### The request
Retype nothing but the lines from the start of the material up to and including the line with "plt.rcParams['font.family'] = ['DejaVu Sans']". Pictures don't belong in the copy.

### Raw data
-------

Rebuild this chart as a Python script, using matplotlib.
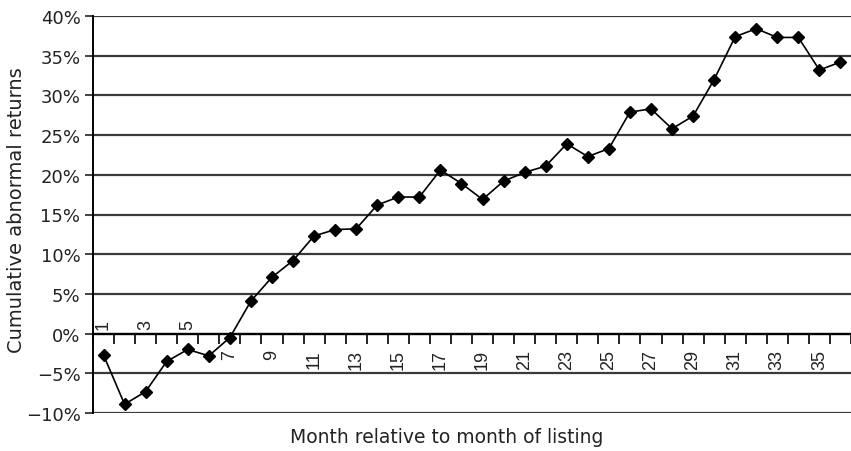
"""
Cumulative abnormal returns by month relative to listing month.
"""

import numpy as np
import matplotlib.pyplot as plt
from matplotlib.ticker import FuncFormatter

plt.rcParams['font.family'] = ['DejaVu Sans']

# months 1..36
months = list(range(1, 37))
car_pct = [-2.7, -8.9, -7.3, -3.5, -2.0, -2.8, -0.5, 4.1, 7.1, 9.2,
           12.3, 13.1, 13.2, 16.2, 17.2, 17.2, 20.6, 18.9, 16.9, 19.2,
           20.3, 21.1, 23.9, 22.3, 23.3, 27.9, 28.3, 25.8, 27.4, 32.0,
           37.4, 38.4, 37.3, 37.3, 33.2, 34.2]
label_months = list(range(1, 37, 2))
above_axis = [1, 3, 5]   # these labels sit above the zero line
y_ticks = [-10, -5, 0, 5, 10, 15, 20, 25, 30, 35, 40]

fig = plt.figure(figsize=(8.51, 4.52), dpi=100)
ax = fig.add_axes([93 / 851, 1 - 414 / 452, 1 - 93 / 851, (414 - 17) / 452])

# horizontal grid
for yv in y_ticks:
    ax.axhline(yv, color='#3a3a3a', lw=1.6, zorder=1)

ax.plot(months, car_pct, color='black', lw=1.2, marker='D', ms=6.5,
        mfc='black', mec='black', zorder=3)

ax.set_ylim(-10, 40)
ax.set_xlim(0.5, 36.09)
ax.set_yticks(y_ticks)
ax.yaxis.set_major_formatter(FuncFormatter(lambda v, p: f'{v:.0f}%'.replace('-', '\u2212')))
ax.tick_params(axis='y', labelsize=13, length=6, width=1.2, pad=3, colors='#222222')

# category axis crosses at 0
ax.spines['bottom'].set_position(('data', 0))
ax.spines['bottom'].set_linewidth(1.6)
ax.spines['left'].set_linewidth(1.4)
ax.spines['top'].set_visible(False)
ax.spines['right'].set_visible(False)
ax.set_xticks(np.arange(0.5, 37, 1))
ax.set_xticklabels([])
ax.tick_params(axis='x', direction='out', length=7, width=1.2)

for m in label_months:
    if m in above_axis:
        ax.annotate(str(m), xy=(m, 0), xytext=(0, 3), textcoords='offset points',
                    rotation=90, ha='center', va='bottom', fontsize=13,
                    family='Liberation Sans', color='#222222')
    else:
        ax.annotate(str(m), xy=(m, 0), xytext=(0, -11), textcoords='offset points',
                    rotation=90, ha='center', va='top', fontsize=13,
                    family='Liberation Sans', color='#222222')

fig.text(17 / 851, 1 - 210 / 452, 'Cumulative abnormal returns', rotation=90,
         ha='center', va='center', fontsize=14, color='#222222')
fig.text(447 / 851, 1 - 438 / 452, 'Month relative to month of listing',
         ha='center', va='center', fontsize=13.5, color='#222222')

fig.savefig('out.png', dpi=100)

-------

### Output of the task
Rebuild this chart as a Python script, using matplotlib.
"""
Cumulative abnormal returns by month relative to listing month.
"""

import numpy as np
import matplotlib.pyplot as plt
from matplotlib.ticker import FuncFormatter

plt.rcParams['font.family'] = ['DejaVu Sans']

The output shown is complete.